**YOUR GOAL:**
Return each line containing "page".

**SUPPLIED MATERIAL:**
- - -

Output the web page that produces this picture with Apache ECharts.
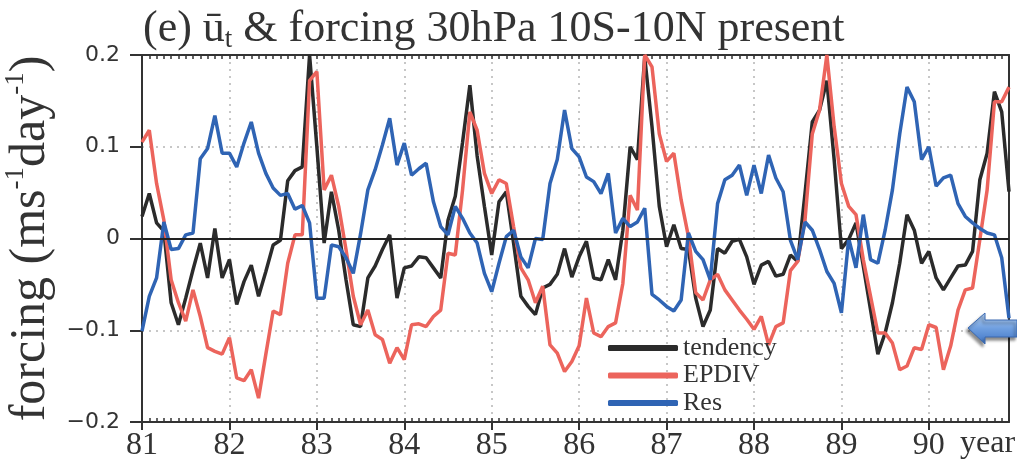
<!DOCTYPE html>
<html>
<head>
<meta charset="utf-8">
<script src="https://cdn.jsdelivr.net/npm/echarts@6/dist/echarts.min.js"></script>
<style>
  html, body { margin: 0; background: #fff; }
  #chart { width: 1017px; height: 465px; }
</style>
</head>
<body>
<div id="chart"></div>
<script>
const years = [81, 82, 83, 84, 85, 86, 87, 88, 89, 90];

// monthly values, Jan 81 .. Dec 90
const tendency = [
  0.024, 0.049, 0.017, 0.008, -0.070, -0.094, -0.065, -0.034, -0.005, -0.043, 0.011, -0.043,
  -0.023, -0.072, -0.047, -0.029, -0.063, -0.036, -0.007, -0.002, 0.063, 0.074, 0.078, 0.200,
  0.100, -0.005, 0.051, 0.009, -0.045, -0.094, -0.096, -0.043, -0.030, -0.012, 0.004, -0.065,
  -0.032, -0.030, -0.020, -0.021, -0.032, -0.043, 0.020, 0.046, 0.105, 0.167, 0.090, 0.035,
  -0.018, 0.040, 0.051, -0.005, -0.063, -0.074, -0.083, -0.054, -0.050, -0.039, -0.011, -0.042,
  -0.020, -0.003, -0.043, -0.045, -0.023, -0.045, 0.009, 0.100, 0.086, 0.198, 0.122, 0.035,
  -0.009, 0.015, -0.011, -0.012, -0.065, -0.096, -0.078, -0.011, -0.016, -0.003, -0.001, -0.020,
  -0.050, -0.029, -0.025, -0.041, -0.039, -0.018, -0.025, 0.049, 0.127, 0.140, 0.172, 0.086,
  -0.011, -0.001, 0.017, -0.030, -0.078, -0.126, -0.103, -0.070, -0.027, 0.026, 0.009, -0.027,
  -0.014, -0.043, -0.056, -0.043, -0.030, -0.029, -0.014, 0.064, 0.093, 0.160, 0.138, 0.051,
];

const epdiv = [
  0.105, 0.118, 0.060, 0.020, -0.045, -0.070, -0.090, -0.056, -0.085, -0.119, -0.123, -0.126,
  -0.108, -0.152, -0.155, -0.143, -0.174, -0.126, -0.079, -0.083, -0.027, 0.004, 0.004, 0.172,
  0.182, 0.053, 0.069, 0.035, -0.012, -0.063, -0.094, -0.078, -0.105, -0.110, -0.136, -0.119,
  -0.132, -0.094, -0.093, -0.096, -0.085, -0.078, -0.016, -0.018, 0.053, 0.138, 0.118, 0.071,
  0.049, 0.064, 0.060, 0.013, -0.032, -0.045, -0.070, -0.052, -0.116, -0.125, -0.145, -0.134,
  -0.117, -0.065, -0.103, -0.107, -0.096, -0.092, -0.049, 0.047, 0.031, 0.200, 0.187, 0.114,
  0.084, 0.093, 0.042, 0.002, -0.059, -0.067, -0.045, -0.039, -0.056, -0.067, -0.078, -0.088,
  -0.099, -0.085, -0.116, -0.096, -0.092, -0.035, -0.025, 0.020, 0.114, 0.140, 0.200, 0.122,
  0.060, 0.035, 0.026, -0.023, -0.063, -0.103, -0.103, -0.114, -0.143, -0.139, -0.119, -0.121,
  -0.094, -0.097, -0.143, -0.117, -0.078, -0.056, -0.054, -0.001, 0.053, 0.149, 0.149, 0.165,
];

const residual = [
  -0.101, -0.063, -0.043, 0.018, -0.012, -0.011, 0.004, 0.006, 0.087, 0.098, 0.134, 0.093,
  0.093, 0.078, 0.104, 0.127, 0.093, 0.071, 0.055, 0.047, 0.049, 0.032, 0.036, 0.017,
  -0.065, -0.065, -0.007, -0.009, -0.021, -0.038, 0.005, 0.053, 0.075, 0.102, 0.131, 0.080,
  0.104, 0.069, 0.076, 0.082, 0.040, 0.013, 0.004, 0.035, 0.022, 0.006, -0.005, -0.038,
  -0.058, -0.027, 0.002, 0.009, -0.020, -0.032, 0.000, -0.001, 0.060, 0.086, 0.140, 0.098,
  0.089, 0.067, 0.062, 0.049, 0.071, 0.006, 0.022, 0.013, 0.018, 0.033, -0.061, -0.067,
  -0.074, -0.079, -0.067, 0.006, -0.014, -0.023, -0.045, 0.038, 0.064, 0.069, 0.080, 0.047,
  0.080, 0.049, 0.091, 0.066, 0.051, -0.002, -0.023, 0.018, 0.009, -0.012, -0.036, -0.049,
  -0.081, 0.000, -0.032, 0.026, -0.023, -0.027, 0.009, 0.053, 0.114, 0.165, 0.149, 0.086,
  0.100, 0.057, 0.066, 0.069, 0.038, 0.024, 0.017, 0.011, 0.006, 0.004, -0.021, -0.087,
];

// time stamps (year + month/12)
const months = [];
years.forEach((y) => {
  for (let m = 0; m < 12; m++) months.push(y + m / 12);
});
const xMin = months[0];
const xMax = months[months.length - 1];
const withTime = (vals) => vals.map((v, i) => [months[i], v]);

const AXIS = "#333";
const SERIF = "'Liberation Serif', 'Times New Roman', serif";
const GRID_LINE = { color: "#b5b5b5", width: 1.5, type: [2, 5] };

const chart = echarts.init(document.getElementById("chart"), null, { renderer: "canvas" });

const minorAxis = (position) => ({
  type: "value",
  position,
  min: xMin,
  max: xMax,
  interval: 1 / 12,
  axisLine: { show: position === "top", onZero: false, lineStyle: { color: AXIS, width: 2 } },
  axisTick: { inside: true, length: 4, lineStyle: { color: AXIS, width: 1.5 } },
  axisLabel: { show: false },
  splitLine: { show: false },
});

chart.setOption({
  animation: false,
  title: {
    left: 138,
    top: -2,
    text: "{m|(e) ū}{s|t}{m| & forcing 30hPa 10S-10N present}",
    textStyle: {
      rich: {
        m: { fontFamily: SERIF, fontSize: 44, fontWeight: "normal", color: "#333", lineHeight: 52 },
        s: { fontFamily: SERIF, fontSize: 27, fontWeight: "normal", color: "#333", lineHeight: 27, verticalAlign: "bottom", padding: [0, 0, 2, 0] },
      },
    },
  },
  grid: { left: 142, right: 8, top: 55, bottom: 43, outerBoundsMode: "none" },
  legend: {
    orient: "vertical",
    left: 603,
    top: 330,
    itemWidth: 70,
    itemHeight: 6,
    itemGap: 1.5,
    icon: "roundRect",
    textStyle: { fontFamily: SERIF, fontSize: 26, color: "#333", lineHeight: 26 },
    data: ["tendency", "EPDIV", "Res"],
  },
  xAxis: [
    {
      type: "value",
      position: "bottom",
      min: xMin,
      max: xMax,
      interval: 1,
      axisLine: { onZero: false, lineStyle: { color: AXIS, width: 2 } },
      axisTick: { length: 8, lineStyle: { color: AXIS, width: 2 } },
      axisLabel: {
        showMaxLabel: false,
        fontFamily: SERIF,
        fontSize: 32,
        color: "#333",
        margin: 8,
        formatter: (v) => (Number.isInteger(v) ? String(v) : ""),
      },
      splitLine: { show: true, lineStyle: GRID_LINE },
    },
    minorAxis("top"),
    minorAxis("bottom"),
  ],
  yAxis: [
    {
      type: "value",
      position: "left",
      min: -0.2,
      max: 0.2,
      interval: 0.1,
      name: "{m|forcing (ms}{s|-1}{m|day}{s|-1}{m|)}",
      nameLocation: "middle",
      nameRotate: 90,
      nameGap: 80,
      nameTextStyle: {
        rich: {
          m: { fontFamily: SERIF, fontSize: 50, color: "#333", lineHeight: 56 },
          s: { fontFamily: SERIF, fontSize: 27, color: "#333", lineHeight: 27, verticalAlign: "top" },
        },
      },
      axisLine: { show: true, onZero: false, lineStyle: { color: AXIS, width: 2 } },
      axisTick: { length: 12, lineStyle: { color: AXIS, width: 2 } },
      axisLabel: {
        fontFamily: "'DejaVu Sans', sans-serif",
        fontSize: 22,
        color: "#333",
        margin: 22,
        formatter: (v) => {
          const r = Math.round(v * 10) / 10;
          return r === 0 ? "0" : r.toFixed(1).replace("-", "\u2212");
        },
      },
      splitLine: { show: true, lineStyle: GRID_LINE },
    },
    {
      type: "value",
      position: "right",
      min: -0.2,
      max: 0.2,
      interval: 0.1,
      axisLine: { show: true, onZero: false, lineStyle: { color: AXIS, width: 2 } },
      axisTick: { show: false },
      axisLabel: { show: false },
      splitLine: { show: false },
    },
  ],
  series: [
    {
      name: "tendency",
      type: "line",
      data: withTime(tendency),
      showSymbol: false,
      color: "#2b2b2b",
      lineStyle: { width: 3.5, color: "#2b2b2b" },
      emphasis: { disabled: true },
      markLine: {
        silent: true,
        symbol: "none",
        label: { show: false },
        lineStyle: { color: "#222", width: 2, type: "solid" },
        data: [{ yAxis: 0 }],
      },
    },
    {
      name: "EPDIV",
      type: "line",
      data: withTime(epdiv),
      showSymbol: false,
      color: "#ec645c",
      lineStyle: { width: 3.5, color: "#ec645c" },
      emphasis: { disabled: true },
    },
    {
      name: "Res",
      type: "line",
      data: withTime(residual),
      showSymbol: false,
      color: "#2f64b4",
      lineStyle: { width: 3.5, color: "#2f64b4" },
      emphasis: { disabled: true },
    },
  ],
  graphic: [
    {
      type: "text",
      left: 960,
      top: 428,
      style: { text: "year", font: "32px " + SERIF, fill: "#333" },
    },
    {
      type: "polygon",
      z: 100,
      shape: {
        points: [
          [968, 328], [985, 313], [985, 320], [1017, 320],
          [1017, 337], [985, 337], [985, 344],
        ],
      },
      style: {
        fill: new echarts.graphic.LinearGradient(0, 0, 0, 1, [
          { offset: 0, color: "#b7d2f2" },
          { offset: 0.5, color: "#6f9fe0" },
          { offset: 1, color: "#3f74c4" },
        ]),
        stroke: "#3a69b0",
        lineWidth: 1,
        shadowBlur: 3,
        shadowOffsetX: -2,
        shadowOffsetY: 3,
        shadowColor: "rgba(0,0,0,0.45)",
      },
    },
  ],
});
</script>
</body>
</html>
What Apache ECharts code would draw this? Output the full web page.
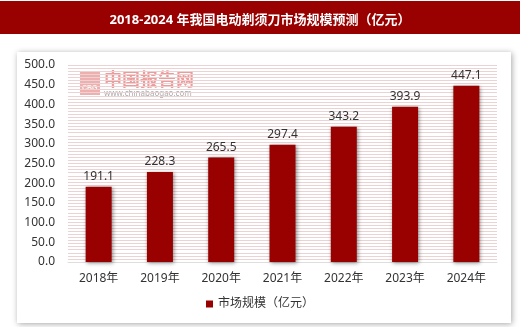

- - -

**THE REPLY:**
Output the web page that produces this picture with Apache ECharts.
What Apache ECharts code would draw this? Output the full web page.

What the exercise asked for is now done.